Researchers from the Johns Hopkins Institute for Cell Engineering and the Kimmel Cancer Center have developed a new, nearly 100 percent efficient technique for turning blood cells into beating heart cells.
Elias Zambidis, M.D., Ph.D., study leader and assistant professor of oncology and pediatrics at the Johns Hopkins Institute for Cell Engineering and the Kimmel Cancer Center, along with Paul Burridge, Ph.D., a postdoctoral scientist at Johns Hopkins, and a team of researchers, developed the method for creating simple and virus-free beating heart cells.
Previous studies used viruses to send genes into cells, which then turned them into stem cells. The problem with this method is that viruses can mutate genes, which may introduce cancer in new cells.
But now, Zambidis and Burridge have developed a new method for delivering genes to cells without the use of viruses. Instead, the new technique involves the use of plasmids, which are rings of DNA that replicate inside cells and then degrade over time. In addition, the new technique is inexpensive, easy and almost 100 percent efficient.
They were able to do this by studying approximately 30 papers on other techniques that create cardiac cells. They also drew charts of over 48 different variables that play a role in creating cardiac cells, like enzymes, growth factors buffers and timing. Making sure the stem cells are supplied with a mixture of growth factors, nutrients and the right environmental conditions is a large part of the process. This mixture can be different from laboratory to laboratory, and now, after testing hundreds of different combinations of these variables, Zambidis and Burridge have found four to nine vital recipes for each stage of cardiac development.
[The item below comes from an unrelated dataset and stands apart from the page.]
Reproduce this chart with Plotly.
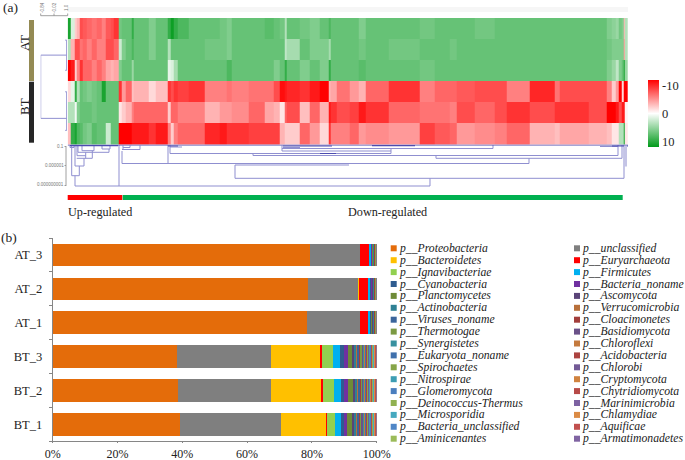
import plotly.graph_objects as go

W, H = 685, 460
SERIF = "Liberation Serif"

# ---------- heatmap (a) ----------
col_edges = [67.7,71,74.7,76.7,79.3,82.7,87,92,97,101.3,105.3,110.3,113.7,118.7,121.3,125.3,132,134,148.7,155.3,168,170.3,173.7,178,188.7,
             205,220,226.7,231.7,248.3,265,273.3,280,284.3,286.7,300,310,320,328.3,331,336.7,
             350,358.3,366,388.3,420,435,450,456.7,475,
             495,506.7,530,555,560,588.3,606.7,611.7,615.7,618.3,621.7,623.3,625,627.7]
row_at_a = [9,1.5,-2,-3,-7,-6.5,-6,-5.5,-6,-5,-6.5,-7,-8,5.5,6,6,8,6,5,6,8,9.5,8,7,6,
            6,5.5,5,6,6,6.5,6,5.5,3,6,5.5,5,6,7,6,6,
            6,5,6,6,5.5,6,6,6,5.5,
            6,6,6,6,6,6,5,4.5,4,5.5,5,-3,3]
row_at_b = [3,-3,-7,-7,-5.5,-6,-5,-6,-5,-5,-7,-7,-6,2,5,6,7,6,5,6,3,6,6,6,6,
            5.5,5.5,5,6,6,6,6,6,2.5,3.5,6,5,5,3.5,6,6,
            6,5.5,6,5.5,6,6,5.5,6,6,
            6,6,6,6,6,6,5.5,5,5,5,5,-4,3]
row_at_c = [-10,-9,-2,-5,-8,-6,-6,-5,-6,-5,-3.5,-3,-3.5,5,6,6,4,6,6,6,1,1.5,3.5,6,6,
            6,6,7,6,6,6,5,6,8,6,5,6,5,8,6,6,
            6,6.5,6,6,5.5,6,6,6,6,
            6,6,6,6,6,6,5,4,2.5,5,6,9,4]
row_bt_a = [-1.5,1,8,3,6,5.5,5,5.5,6,9,6,6,6,-8,-4,-6,-2.5,-3,-1.5,-2.5,-8,-7,-8,-7.5,-8,
            -5,-5,-5.5,-5,-5.5,-5.5,-7,-9.5,-9,-8.5,-8,-9,-10,-3,-3.5,-5.5,
            -4,-3,-6,-8,-5,-6,-6,-6.5,-7,
            -7,-5,-8.5,-5.5,-7,-7,-5,-2,-4,-10,-1.5,-10,-10]
row_bt_b = [3,3,.5,5,6,6,6,5.5,6,6,6,6,6,-1,-2,-3,-5,-6,-6,-6,-2,-6,-6,-5,-5,
            -3,-4,-4,-4.5,-6,-3.5,-3,-1,-6,-7,-2.5,-6,-3,-9,-8,-7,
            -7.5,-9,-8,-6,-5.5,-5.5,-5,-7,-6,
            -7,-8,-7,-8,-8,-7,-10,-10,-9,-7,-9,-9,-0.5]
row_bt_c = [-2.5,8,9,7,6.5,5.5,5,6.5,6,6,2,6,6,-10,-10,-10,-9,-9,-8,-9,-5,-2,-5,-6,-6,
            -8.5,-9,-8,-8,-7.5,-7.5,-7.5,-3,-2,-2,-6,-4,-1.5,-8,-5,-5,
            -6,-4,-4.5,-4,-7.5,-6.5,-6,-4,-4.5,
            -5,-6,-3,-2.5,-3.5,-3,-2.5,-1,-1,3,3,9,-1]
heat_rows = [row_at_a, row_at_b, row_at_c, row_bt_a, row_bt_b, row_bt_c]
colorbar_labels = ["-10", "0", "10"]

# column dendrogram: (height, x-left, x-right) and (x, height-from, height-to)
col_h = [(41.5,75,430),(33.8,235,624),(19,122,529),(20.5,235,349),(13.8,436,622),(11,253,618),(9,170,391),
         (4,282,493),(6.5,282,391),(21.5,75,84),(31.2,71.7,79.3),(13.8,76.7,92.3),(11.2,77,85.7),(7.8,78,109),
         (6.2,82,94),(4.5,102,110),(3,123,130),(5,122,140),(2.5,170,182),(3,283,300),(2,600,618),(3,70,74)]
col_v = [(119,0.5,41.5),(75,31.2,41.5),(430,33.8,41.5),(235,20.5,33.8),(624,0.5,33.8),(529,13.8,19),(122,6.5,19),
         (168,0.5,19),(436,11,13.8),(618,0.5,11),(622,0.5,13.8),(391,4,9),(170,0.5,9),(253,9,11),(493,0.5,4),(282,1,6.5),
         (71.7,0.5,31.2),(79.3,21.5,31.2),(75,1,21.5),(84,13.8,21.5),(92.3,6.2,13.8),(85.7,7.8,13.8),(77,1,11.2),
         (109,4.5,7.8),(78,1,7.8),(82,1,6.2),(94,1,6.2),(102,1,4.5),(110,1,4.5),(123,1,5),(130,1,3),(140,1,5),(70,1,3),(74,1,3)]
col_dark = [(0.5,67.7,628),(1.2,70,118),(1.5,283,332),(1.2,372,415),(9,320,336),(1.5,612,628),(1.5,168,178)]
col_pale = [(625.5,1,22)]
# row dendrogram: (row position, distance-from, distance-to) and (distance, row-from, row-to)
row_h = [(1.76,0,26),(4.76,0,26),(1.05,24.5,26),(2.48,24.5,26),(3.5,24.5,26),(5.33,24.5,26)]
row_v = [(0,1.76,4.76),(26,1.05,2.48),(26,3.5,5.33)]

# ---------- stacked bars (b) ----------
samples = ["BT_1", "BT_2", "BT_3", "AT_1", "AT_2", "AT_3"]
phyla = ["Proteobacteria","unclassified","Bacteroidetes","Euryarchaeota","Ignavibacteriae","Firmicutes",
         "Cyanobacteria","Bacteria_noname","Planctomycetes","Ascomycota","Actinobacteria","Verrucomicrobia",
         "Viruses_noname","Cloacimonetes","Thermotogae","Basidiomycota","Synergistetes","Chloroflexi",
         "Eukaryota_noname","Acidobacteria","Spirochaetes","Chlorobi","Nitrospirae","Cryptomycota",
         "Glomeromycota","Chytridiomycota","Deinococcus-Thermus","Marinimicrobia","Microsporidia","Chlamydiae",
         "Bacteria_unclassified","Aquificae","Aminicenantes","Armatimonadetes"]
colors = ["#E46C0A","#7F7F7F","#FFC000","#FF0000","#92D050","#00B0F0","#2F5C8F","#7030A0","#6F8B37","#5A4478",
          "#2F8093","#B8703A","#3B659B","#A23E3B","#7C9A42","#6A5188","#38919F","#C47A3E","#4071AC","#AC4340",
          "#87A548","#735A96","#3D9DB3","#D0823F","#4A7EBE","#B74A47","#91B151","#7D62A2","#46A9BF","#DB8B45",
          "#4F86C6","#C1504E","#9BBB59","#8064A2"]
#              BT_1  BT_2  BT_3  AT_1  AT_2  AT_3
abundance = [
    [39.2, 38.6, 38.4, 78.5, 78.7, 79.5],
    [31.2, 28.8, 28.9, 16.3, 15.6, 15.3],
    [13.9, 15.4, 15.1, 0.05, 0.1, 0.05],
    [0.4, 0.6, 0.5, 2.3, 3.0, 2.9],
    [2.4, 3.4, 3.6, 0.05, 0.05, 0.05],
    [2.0, 2.2, 2.1, 0.6, 0.5, 0.4],
    [1.0, 0.9, 1.2, 0.3, 0.3, 0.25],
    [0.9, 1.2, 1.2, 0.25, 0.3, 0.25],
    [1.45, 1.5, 1.2, 0.2, 0.2, 0.15],
    [0.6, 0.6, 0.7, 0.25, 0.2, 0.15],
    [0.55, 0.6, 0.6, 0.2, 0.2, 0.15],
    [0.5, 0.4, 0.45, 0.1, 0.1, 0.1],
    [0.5, 0.5, 0.5, 0.15, 0.1, 0.1],
    [0.45, 0.3, 0.4, 0.05, 0.05, 0.05],
    [0.35, 0.3, 0.4, 0.05, 0.05, 0.05],
    [0.35, 0.35, 0.35, 0.05, 0.05, 0.05],
    [0.3, 0.3, 0.3, 0.05, 0.05, 0.05],
    [0.35, 0.35, 0.35, 0.05, 0.05, 0.05],
    [0.35, 0.35, 0.35, 0.05, 0.05, 0.05],
    [0.3, 0.3, 0.3, 0.03, 0.03, 0.03],
    [0.3, 0.3, 0.3, 0.03, 0.03, 0.03],
    [0.3, 0.25, 0.25, 0.03, 0.03, 0.03],
    [0.25, 0.25, 0.25, 0.03, 0.03, 0.03],
    [0.25, 0.25, 0.25, 0.03, 0.03, 0.03],
    [0.25, 0.25, 0.25, 0.02, 0.02, 0.02],
    [0.25, 0.2, 0.25, 0.02, 0.02, 0.02],
    [0.2, 0.2, 0.2, 0.02, 0.02, 0.02],
    [0.2, 0.2, 0.2, 0.02, 0.02, 0.02],
    [0.2, 0.2, 0.2, 0.02, 0.02, 0.02],
    [0.2, 0.2, 0.2, 0.02, 0.02, 0.02],
    [0.15, 0.15, 0.15, 0.02, 0.02, 0.02],
    [0.15, 0.15, 0.15, 0.02, 0.02, 0.02],
    [0.15, 0.15, 0.15, 0.02, 0.02, 0.02],
    [0.15, 0.15, 0.15, 0.02, 0.02, 0.02],
]
x_ticks = [0, 20, 40, 60, 80, 100]
x_tick_labels = ["0%", "20%", "40%", "60%", "80%", "100%"]


def px(x):
    return x / W


def py(y):
    return 1 - y / H


fig = go.Figure()

# heatmap: drawn with the sign flipped so that -10 sits on top of the colour bar
fig.add_trace(go.Heatmap(
    x=col_edges, y=list(range(7)), z=[[-v for v in r] for r in heat_rows],
    xaxis="x", yaxis="y", zmin=-10, zmax=10, hoverinfo="skip",
    colorscale=[[0, "#009A1A"], [0.5, "#FFFFFF"], [1, "#FF0000"]],
    colorbar=dict(thickness=11, thicknessmode="pixels", len=67, lenmode="pixels",
                  x=px(648), xanchor="left", xpad=0, y=py(113.5), yanchor="middle", ypad=0,
                  outlinewidth=0, ticks="", tickvals=[8.4, 0, -8.4], ticktext=colorbar_labels,
                  tickfont=dict(family=SERIF, size=12.5, color="#262626")),
))


def segs(hs, vs):
    xs, ys = [], []
    for h, a, b in hs:
        xs += [a, b, None]
        ys += [h, h, None]
    for x, a, b in vs:
        xs += [x, x, None]
        ys += [a, b, None]
    return xs, ys


DEND = "#8F8FD0"
x1, y1 = segs(col_h, col_v)
fig.add_trace(go.Scatter(x=x1, y=y1, xaxis="x2", yaxis="y2", mode="lines", hoverinfo="skip",
                         line=dict(color=DEND, width=1), showlegend=False))
x1, y1 = segs(col_dark, [])
fig.add_trace(go.Scatter(x=x1, y=y1, xaxis="x2", yaxis="y2", mode="lines", hoverinfo="skip",
                         line=dict(color="#4C4CB0", width=1.2), showlegend=False))
x1, y1 = segs([], col_pale)
fig.add_trace(go.Scatter(x=x1, y=y1, xaxis="x2", yaxis="y2", mode="lines", hoverinfo="skip",
                         line=dict(color="#C4C4E6", width=3), showlegend=False))
rx, ry = [], []
for r, a, b in row_h:
    rx += [a, b, None]
    ry += [r, r, None]
for d, a, b in row_v:
    rx += [d, d, None]
    ry += [a, b, None]
fig.add_trace(go.Scatter(x=rx, y=ry, xaxis="x3", yaxis="y", mode="lines", hoverinfo="skip",
                         line=dict(color=DEND, width=1), showlegend=False))

for name, color, vals in zip(phyla, colors, abundance):
    fig.add_trace(go.Bar(y=samples, x=vals, name=name, orientation="h", xaxis="x4", yaxis="y4",
                         marker=dict(color=color, line=dict(width=0)), showlegend=False))

ann = []
def text(x, y, s, size=12.2, xanchor="left", color="#222222", angle=0, family=SERIF):
    ann.append(dict(x=px(x), y=py(y), xref="paper", yref="paper", text=s, showarrow=False, xanchor=xanchor,
                    yanchor="middle", textangle=angle, font=dict(family=family, size=size, color=color),
                    borderpad=0, borderwidth=0))

text(2.5, 7.5, "(a)", 13.5)
text(0.5, 237, "(b)", 13.5)
text(24, 43, "AT", 13, "center", angle=-90)
text(24, 107, "BT", 13, "center", angle=-90)
text(67.5, 212, "Up-regulated")
text(347.5, 212, "Down-regulated")
for xp, s in [(42, "-0.84"), (54, "-0.02"), (66, "1.0")]:
    text(xp, 8, s, 4.5, "center", "#777777", -90, "Liberation Sans")
for yp, s in [(146.5, "0.1"), (165.5, "0.000001"), (184, "0.000000001")]:
    text(64, yp, s, 4.5, "right", "#777777", 0, "Liberation Sans")

shapes = []
def rect(x0, y0, x1, y1, color):
    shapes.append(dict(type="rect", xref="paper", yref="paper", x0=px(x0), x1=px(x1), y0=py(y0), y1=py(y1),
                       fillcolor=color, line=dict(width=0), layer="above"))

def line(x0, y0, x1, y1, color):
    shapes.append(dict(type="line", xref="paper", yref="paper", x0=px(x0), x1=px(x1), y0=py(y0), y1=py(y1),
                       line=dict(color=color, width=0.8)))

rect(29, 20, 34, 81, "#948A54")
rect(29, 81.7, 34, 142.7, "#262626")
rect(67.7, 195, 122.3, 200, "#FF0000")
rect(122.7, 195, 622.7, 200, "#00B050")
rect(67.7, 7, 628, 12, "#F6F6F6")
line(40.7, 15.7, 67.7, 15.7, "#888888")
for xp in (40.7, 54, 67.7):
    line(xp, 13.5, xp, 15.7, "#888888")
line(66, 146, 66, 186, "#888888")
for yp in (146.5, 165.5, 185.5):
    line(64.5, yp, 66, yp, "#888888")

for i, (name, color) in enumerate(zip(phyla, colors)):
    col, row = i % 2, i // 2
    x0 = 390.7 if col == 0 else 574
    y0 = 248.3 + 11.9 * row
    rect(x0, y0 - 3, x0 + 6, y0 + 3, color)
    text(x0 + 8.2, y0, "<i>p__" + name + "</i>", 11.7, color="#222222")

hidden = dict(visible=False, showgrid=False, zeroline=False)
AXIS = "#868686"
fig.update_layout(
    width=W, height=H, margin=dict(l=0, r=0, t=0, b=0, autoexpand=False), paper_bgcolor="white", plot_bgcolor="white",
    barmode="stack", barnorm="percent", bargap=0.335, showlegend=False,
    xaxis=dict(hidden, domain=[px(67.7), px(628)], range=[67.7, 628]),
    yaxis=dict(hidden, domain=[py(144.5), py(18)], range=[6, 0]),
    xaxis2=dict(hidden, domain=[px(67.7), px(628)], range=[67.7, 628], anchor="y2"),
    yaxis2=dict(hidden, domain=[py(190), py(144.5)], range=[45.5, 0], anchor="x2"),
    xaxis3=dict(hidden, domain=[px(40.7), px(67)], range=[0, 26.3], anchor="y"),
    xaxis4=dict(domain=[px(52.7), px(376.7)], range=[0, 100], anchor="y4", tickvals=x_ticks, ticktext=x_tick_labels,
                showgrid=False, zeroline=False, showline=True, linecolor=AXIS, linewidth=1, ticks="outside",
                ticklen=1, tickcolor=AXIS, tickfont=dict(family=SERIF, size=12, color="#222222")),
    yaxis4=dict(domain=[py(441.3), py(238)], anchor="x4", type="category", categoryorder="array",
                categoryarray=samples, showgrid=False, zeroline=False, showline=True, linecolor=AXIS, linewidth=1,
                ticks="outside", tickson="boundaries", ticklen=3, tickcolor=AXIS, ticklabelstandoff=7,
                tickfont=dict(family=SERIF, size=12.5, color="#222222")),
    annotations=ann, shapes=shapes,
)
fig.write_html("out.html", config={"displayModeBar": False},
               post_script="document.body.style.margin='0';document.documentElement.style.overflow='hidden';")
"We have recently optimized the conditions for complete removal of the fetal bovine serum from one brief step of the procedure - it's made from an animal product and could introduce unwanted viruses," said Zambidis.
Researchers then experimented with the new growth medium by coupling it with cord blood stem cells and a plasmid that sends seven genes into the stem cells. An electric pulse was sent to the cells as well, which created tiny holes in the stem cells allowing the plasmids to enter. The plasmids then cause the cell to slip into a "primitive" state, and can change into different cells. These are called induced pluripotent stem cells (iPSC). From there, the iPSCs were supplied with the new mixture, which is called the "universal cardiac differentiation system." the cells were then placed in containers where oxygen was reduced to a quarter of "ordinary atmospheric levels," and a chemical called PVA was added to link the cells together. In a matter of nine days, the iPSCs became tiny beating cardiac cells.
According to results, the mixture worked consistently for 11 different stem cell lines. In each of the 11 cell lines, each plate of cells had around 94.5 percent beating heart cells. It also worked for embryonic stem cells and adult blood stem cells.
"Most scientists get 10 percent efficiency for iPSC lines if they're lucky," said Zambidis.
In addition to efficiency, another benefit was that the cost to make the universal cardiac differentiation system was one-tenth cheaper than traditional mixtures used for stem cells.
The universal cardiac differentiation system took two years to make, and recently, the team created similar methods for neural, vascular and retinal cells.